The first lawsuit over the state Medical Marijuana Commission›s scoring of the top five applicants for cultivation permits under the new medical marijuana law was filed Tuesday. The suit, by Naturalis Health of Little Rock, asks for an injunction against award of the permits. The suit was assigned to Pulaski County Circuit Judge Wendell Griffen. Defendants are the state Department of Finance and Administration, the Alcoholic Beverage Control Division and the marijuana commission.
It’s possible the state could raise a sovereign immunity argument against the lawsuit, given a recent state Supreme Court decision. Governor Hutchinson, however, has instructed executive agencies not to use the defense without his permission. A judge conceivably could raise the issue on his own.
Naturalis Health, which finished 38th in the scoring, says decisions were made arbitrarily and in violation of the Administrative Procedures Act. It contends there were “wide-ranging discrepancies” and “outright violations” in the applications of the top five scorers — Natural State Medicinals, Bold Team LLC, Delta Medical Cannabis, Natural State Wellness and Osage Creek Cultivation.
The suit also argues bias or conflicts of interest on the part of commissioners. Specific shortcomings included a residency requirement, tax liabilities and distance from a church or school of proposed facilities.
The suit notes that Commissioner Travis Story graded the application of a legal client, and that he and other commissioners didn’t have the requisite experience for the task. An independent committee of industry experts should have done the scoring, the suit says.
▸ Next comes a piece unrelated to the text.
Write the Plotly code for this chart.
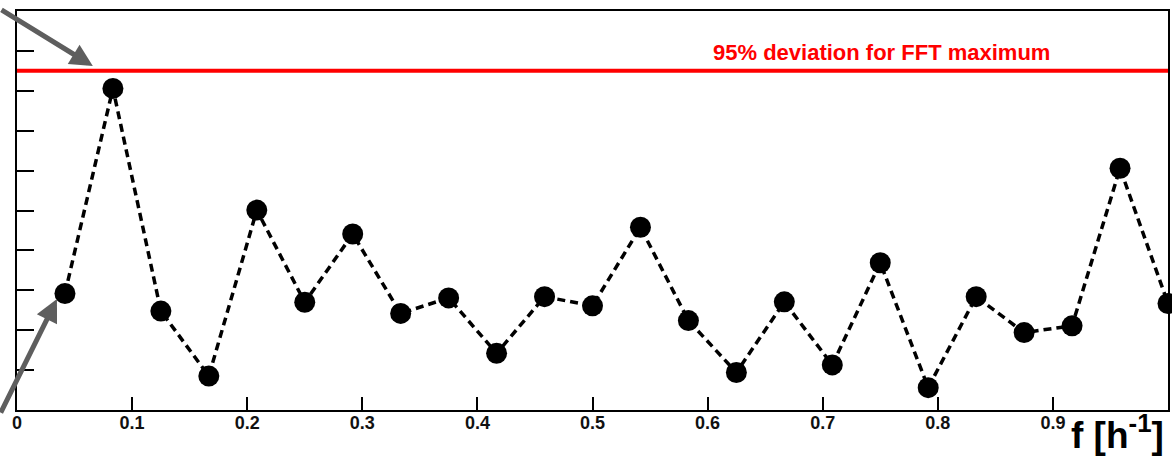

The suit lists numerous cases of corporate charters revoked for nonpayment of franchise taxes. But the DFA has already responded to a complaint on this point, saying the rule on deficiencies applies to individuals, not corporations. The suit also faulted scoring. It noted, for example, that no points were deducted on qualifications from the top scorer, Natural State Medicinals, despite the admission that two owners had paid regulatory agency fines of more than $10,000.
“The most blatant irregularity in scoring was Chairperson [Rhonda] Tillman’s use of a different scoresheet, unlike the uniform scoresheet used by the other four Commissioners. Tillman appears to have provided no numerical scores for several categories,” the suit says.
The suit also airs a complaint about the extraordinarily high score Commissioner Carlos Roman gave the top score, Natural State Medicinals. It alleges that Dr. Scott Schlesinger, who owns 5.66 percent in NSM, and Roman “have an extremely close personal and professional relationship.” Roman scored NSM’s application at a 98 out of 100, but his average score for the remaining applications was 55.55 out of 100.
The complaint recounted in detail a conflict first reported in the Arkansas Times: Commissioner Story’s past legal work for the Trulove family of Berryville, owners of Osage Creek Cultivation.
The suit objects to the commission’s plan to ratify permits at a meeting that was scheduled for Wednesday without a hearing or opportunity for public comment. Absent a review by the commission, a review by the court is appropriate, the complaint says.
The complaint was signed by Jay Bequette of Bequette and Billlingsley. The owners of Naturalis LLC are not identified, but they are believed to include Jackson T. Stephens III, grandson of the founder of the Stephens financial empire, who invested heavily in the successful campaign to get the medical marijuana amendment on the ballot. Henry Willmuth is an organizer of the Naturalis LLC.
In the days following the permit announcements, the commission and the state Ethics Commission have received complaints about scoring, the manner in which companies were incorporated, the relationships between commissioners and applicants, the lack of minority awards and an allegation of misinformation about an employee.
Retired Arkansas Court of Appeals Judge Olly Neal, Mildred Griggs of Marianna and River Valley Relief Cultivation made the complaints.